Fantastic but tiring day.
From Sallent by the GR11 to la Sarra. From la Sarra across the valley of Aguas Limpias to Arriel lakes and Ibon Chelau, then by the "Gran Diagonal" to the summit. Spectacular views: Midi d'Ossau, Infiernos, Garmo Negro, Collarada, Frondellas...
The scrambling of the "Gran Diagonal" is easy, but very dangerous because of the unstable ground.
About 12 hours.
Nice sunny day with Pascal and Benoit in 1980. We were 18 and unexperimented. We climbed a sort of easy crack in the IVth grade without rope. We learnt how to use a rope and nuts and any proper gear some time later only.

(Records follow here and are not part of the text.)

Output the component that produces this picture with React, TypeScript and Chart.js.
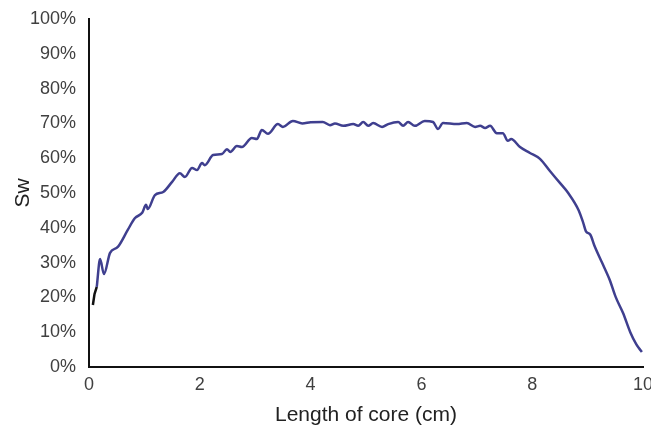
import React, { useEffect, useRef } from "react";
import { Chart, registerables } from "chart.js";

Chart.register(...registerables);

// Length of core (cm) and water saturation Sw (%)
const startX: number[] = [0.07, 0.1, 0.14];
const startSw: number[] = [17.8, 21.0, 23.0];

const coreX: number[] = [
  0.14, 0.2, 0.27, 0.38, 0.52, 0.7, 0.83, 0.96, 1.03, 1.06, 1.19, 1.34, 1.5,
  1.64, 1.73, 1.86, 1.95, 2.04, 2.09, 2.24, 2.4, 2.49, 2.55, 2.67, 2.76, 2.94,
  3.03, 3.12, 3.23, 3.41, 3.5, 3.68, 3.85, 4.0, 4.22, 4.35, 4.44, 4.59, 4.77,
  4.86, 4.95, 5.04, 5.13, 5.29, 5.4, 5.58, 5.67, 5.76, 5.88, 6.06, 6.21, 6.3,
  6.39, 6.64, 6.82, 6.97, 7.06, 7.15, 7.24, 7.36, 7.47, 7.56, 7.62, 7.78, 7.96,
  8.14, 8.32, 8.5, 8.65, 8.84, 8.92, 8.97, 9.05, 9.12, 9.26, 9.4, 9.51, 9.64,
  9.77, 9.88, 9.98,
];
const coreSw: number[] = [
  23.0, 31.0, 26.7, 32.8, 34.5, 39.4, 42.8, 44.3, 46.6, 45.4, 49.4, 50.3, 53.2,
  55.7, 54.6, 57.2, 56.6, 58.6, 58.0, 60.9, 61.2, 62.6, 61.8, 63.5, 63.2, 65.8,
  65.5, 68.1, 67.0, 69.8, 69.0, 70.7, 70.0, 70.3, 70.4, 69.5, 70.0, 69.3, 69.8,
  69.3, 70.4, 69.3, 70.1, 69.0, 69.8, 70.4, 69.3, 70.4, 69.3, 70.7, 70.4, 68.4,
  70.1, 69.8, 70.1, 69.0, 69.3, 68.7, 69.3, 67.2, 67.2, 65.0, 65.5, 63.2, 61.5,
  59.8, 56.3, 52.9, 50.0, 45.0, 41.5, 39.0, 38.0, 35.0, 30.0, 25.0, 20.0, 15.5,
  10.0, 6.5, 4.3,
];

const xTitle = "Length of core (cm)";
const yTitle = "Sw";

export default function App() {
  const ref = useRef<HTMLCanvasElement | null>(null);

  useEffect(() => {
    if (!ref.current) return;
    const chart = new Chart(ref.current, {
      type: "line",
      data: {
        datasets: [
          {
            data: coreX.map((x, i) => ({ x, y: coreSw[i] })),
            borderColor: "#3f3f8f",
            borderWidth: 2.5,
            pointRadius: 0,
            tension: 0.4,
            cubicInterpolationMode: "monotone",
            fill: false,
          },
          {
            data: startX.map((x, i) => ({ x, y: startSw[i] })),
            borderColor: "#111111",
            borderWidth: 2.5,
            pointRadius: 0,
            fill: false,
          },
        ],
      },
      options: {
        responsive: false,
        animation: false,
        layout: { padding: { left: 0, top: 19, right: 8, bottom: 0 } },
        plugins: { legend: { display: false }, tooltip: { enabled: false } },
        scales: {
          x: {
            type: "linear",
            min: 0,
            max: 10,
            ticks: {
              stepSize: 2,
              padding: 7,
              color: "#404040",
              font: { family: "'Liberation Sans', Arial, sans-serif", size: 18 },
              maxRotation: 0,
            },
            grid: { display: false, drawTicks: false },
            border: { display: true, color: "#111111", width: 2 },
            title: {
              display: true,
              text: xTitle,
              color: "#222222",
              font: { family: "'Liberation Sans', Arial, sans-serif", size: 21, lineHeight: 0.9 },
              padding: { top: 9, bottom: 0 },
            },
            afterFit: (s: any) => {
              s.height = 58;
              s.paddingLeft = 0;
              s.paddingRight = 0;
            },
          },
          y: {
            type: "linear",
            min: 0,
            max: 100,
            ticks: {
              stepSize: 10,
              padding: 13,
              color: "#404040",
              font: { family: "'Liberation Sans', Arial, sans-serif", size: 18 },
              callback: (v: any) => `${v}%`,
            },
            grid: { display: false, drawTicks: false },
            border: { display: true, color: "#111111", width: 2 },
            title: {
              display: true,
              text: yTitle,
              color: "#222222",
              font: { family: "'Liberation Sans', Arial, sans-serif", size: 21 },
              padding: { top: 11, bottom: 0 },
            },
            afterFit: (s: any) => {
              s.width = 89;
              s.paddingTop = 0;
              s.paddingBottom = 0;
            },
          },
        },
      },
    });
    return () => chart.destroy();
  }, []);

  return (
    <div style={{ position: "absolute", left: 0, top: 0, width: 651, height: 425, background: "#fff" }}>
      <canvas ref={ref} width={651} height={425} style={{ display: "block" }} />
    </div>
  );
}
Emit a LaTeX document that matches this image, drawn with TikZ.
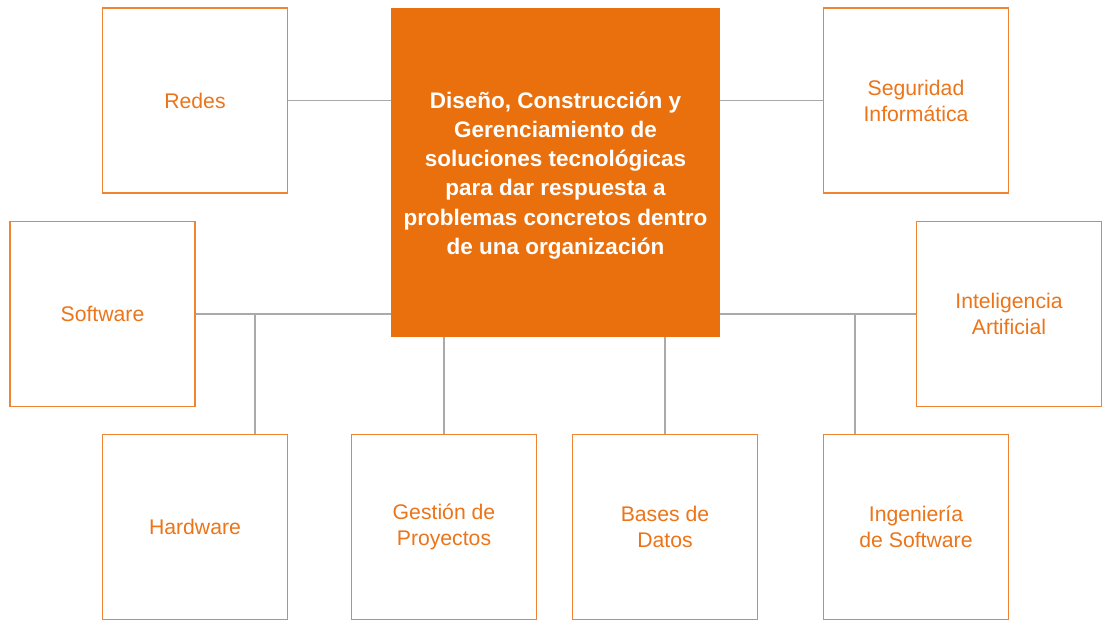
\documentclass[tikz,border=0pt]{standalone}
\usepackage{fontspec}
\setmainfont{Liberation Sans}
\definecolor{orfill}{HTML}{EA700E}
\definecolor{ortext}{HTML}{EC7419}
\definecolor{orline}{HTML}{EF8532}
\definecolor{conngray}{HTML}{AAAAAA}
\begin{document}
\begin{tikzpicture}[x=1pt,y=-1pt,
  box/.style={draw=orline, line width=1.4pt, fill=white, minimum width=185pt, minimum height=185pt,
    inner sep=0pt, align=center, text=ortext, font=\fontsize{21.2}{26}\selectfont},
  mainbox/.style={fill=orfill, minimum width=329pt, minimum height=329pt, inner sep=0pt,
    align=center, text=white, font=\bfseries\fontsize{22.5}{29.2}\selectfont},
  conn/.style={draw=conngray, line width=1.2pt}]
\useasboundingbox (0,0) rectangle (1106,620);
\node[mainbox] (center) at (555.5,172.5) {};
\node[align=center, text=white, font=\bfseries\fontsize{22.5}{29.2}\selectfont, inner sep=0pt] (ctext) at (555.5,175.5) {Diseño, Construcción y\\Gerenciamiento de\\soluciones tecnológicas\\para dar respuesta a\\problemas concretos dentro\\de una organización};
\node[box] (redes) at (195,100.5) {Redes};
\node[box] (seg) at (916,100.5) {Seguridad\\Informática};
\node[box] (soft) at (102.5,314) {Software};
\node[box] (ia) at (1009,314) {Inteligencia\\Artificial};
\node[box] (hw) at (195,527) {Hardware};
\node[box] (gest) at (444,527) {Gestión de\\Proyectos};
\node[box] (bd) at (665,527) {Bases de\\Datos};
\node[box] (ing) at (916,527) {Ingeniería\\de Software};
\coordinate (lj) at (255,314);
\coordinate (rj) at (855,314);
\draw[conn] (redes.east) -- (redes.east -| center.west);
\draw[conn] (seg.west) -- (seg.west -| center.east);
\draw[conn] (soft.east) -- (soft.east -| center.west);
\draw[conn] (ia.west) -- (ia.west -| center.east);
\draw[conn] (lj) -- (lj |- hw.north);
\draw[conn] (rj) -- (rj |- ing.north);
\draw[conn] (gest.north) -- (gest.north |- center.south);
\draw[conn] (bd.north) -- (bd.north |- center.south);
\end{tikzpicture}
\end{document}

20 years ago : Las Néous with Eric
Twice by la grande diagonale with Ol and after with Sabrina
around 2003 : arête Nord-occidentale avec Pascalou
After close to 5 hours of climbing from Respumoso Hut, my brother Gabi and I, together with our guide Jonas reached successfully summit at around 12h30. We took it easy, enjoying all the climbing and having a lot of fun with the ropes in the "Brecha Latour" both in the ascent and in the rappels/ abseils. Weather was excellent but we missed the "white touch" (few snow pockets). At around 19h30 we arrived in the Parking of La Sarra reservoir and proceeded for celebrations in Sallent de Gallego town. Excellent experience all in all !

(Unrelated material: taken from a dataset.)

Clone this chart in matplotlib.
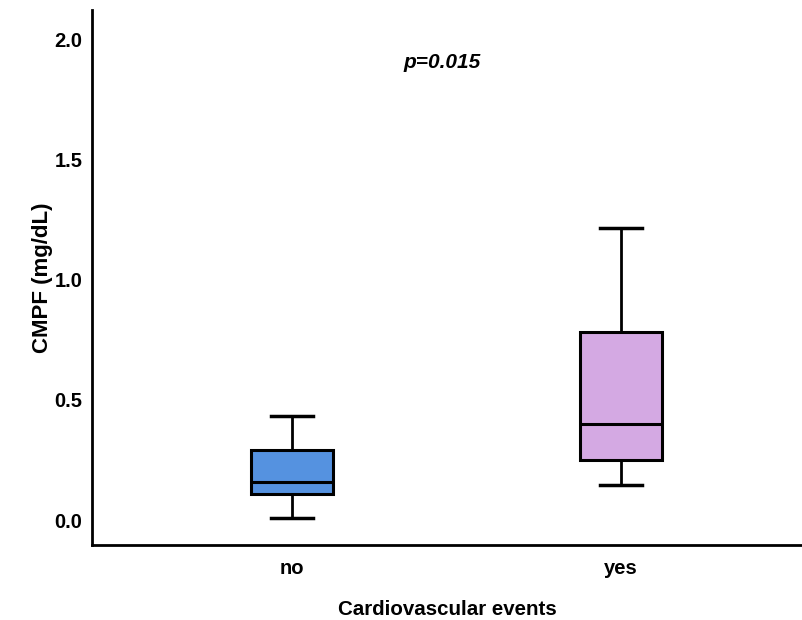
import matplotlib
matplotlib.use("Agg")
import matplotlib.pyplot as plt

# box summary values (mg/dL)
groups = ["no", "yes"]
whislo = [0.01, 0.145]
q1 = [0.11, 0.25]
med = [0.16, 0.40]
q3 = [0.29, 0.785]
whishi = [0.435, 1.215]
colors = ["#5592E0", "#D4A9E3"]

plt.rcParams['font.family'] = ['Liberation Sans', 'DejaVu Sans']

stats = []
for i in range(len(groups)):
    stats.append(dict(label=groups[i], whislo=whislo[i], q1=q1[i], med=med[i],
                      q3=q3[i], whishi=whishi[i], fliers=[]))

fig = plt.figure(figsize=(8.03, 6.20), dpi=100)
ax = fig.add_axes([0.1146, 0.121, 0.8854, 0.863])

bp = ax.bxp(stats, positions=[1, 2], widths=0.25, patch_artist=True, showfliers=False,
            boxprops=dict(linewidth=2.2, edgecolor="black"),
            medianprops=dict(color="black", linewidth=2.2),
            whiskerprops=dict(color="black", linewidth=2),
            capprops=dict(color="black", linewidth=2.5),
            capwidths=0.13)
for patch, c in zip(bp['boxes'], colors):
    patch.set_facecolor(c)

ax.set_xlim(0.392, 2.553)
ax.set_ylim(-0.104, 2.125)
ax.set_yticks([0.0, 0.5, 1.0, 1.5, 2.0])
ax.set_yticklabels(["0.0", "0.5", "1.0", "1.5", "2.0"])
ax.tick_params(length=0, labelsize=14.5, pad=7)
for lab in ax.get_xticklabels() + ax.get_yticklabels():
    lab.set_fontweight("bold")
ax.tick_params(axis='x', pad=10)

for s in ["top", "right"]:
    ax.spines[s].set_visible(False)
for s in ["left", "bottom"]:
    ax.spines[s].set_linewidth(2)

ax.set_xlabel("Cardiovascular events", fontsize=14.8, fontweight="bold", labelpad=16)
ax.set_ylabel("CMPF (mg/dL)", fontsize=16, fontweight="bold", labelpad=1)

ax.text(1.456, 1.905, "p=0.015", fontsize=15, fontweight="bold", style="italic",
        ha="center", va="center")

fig.savefig("out.png", dpi=100)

Did not make it to the top, maybe too hard a day for me, but nevertheless an unforgettable one. Shall get back next season, as Balaitús has turned from an impossible dream to a really feasible climb. I will dream of it for the next ten months or so.
A hard and happy day. At last in the summit of Balaitous. I love this impressive mountain and the route of Lakes of Arriel is ever precious (but long, 6 hours to summit). Hard and cold wind in great part of the route but spectacular views in all the way. Unfortunately my friends could not come with me to the top due to the wind, the fog and the long effort. The last section I should climb lonely and to find the chimney of exit to the summit it was difficult.
I know that undoubtedly I will return other times to this mountain but the first time it was really exciting.
Spring Conditions on a solo ascent in the night, that day I also summited Moncayo. Reached de top at 3:15 in the morning and vivaqued in the summit. Spectacular sunrise over the Pyrenees.
This climb was schedule too late in the season to be successfull.
It was still a beautiful climb and very testing glacier climb. We gave up in the final stages, we were around a 100 metres from the top but could not get any closer because the climb was rough and dangerous in this part. Some nasty black clouds had been hovering all day. They eventually cleared later around 5pm. I think I will post a trip report later.
It was only a nice hike with my parents reaching Llano Cheto, just after El Paso del Onso. Really it's a beautiful area for climbing.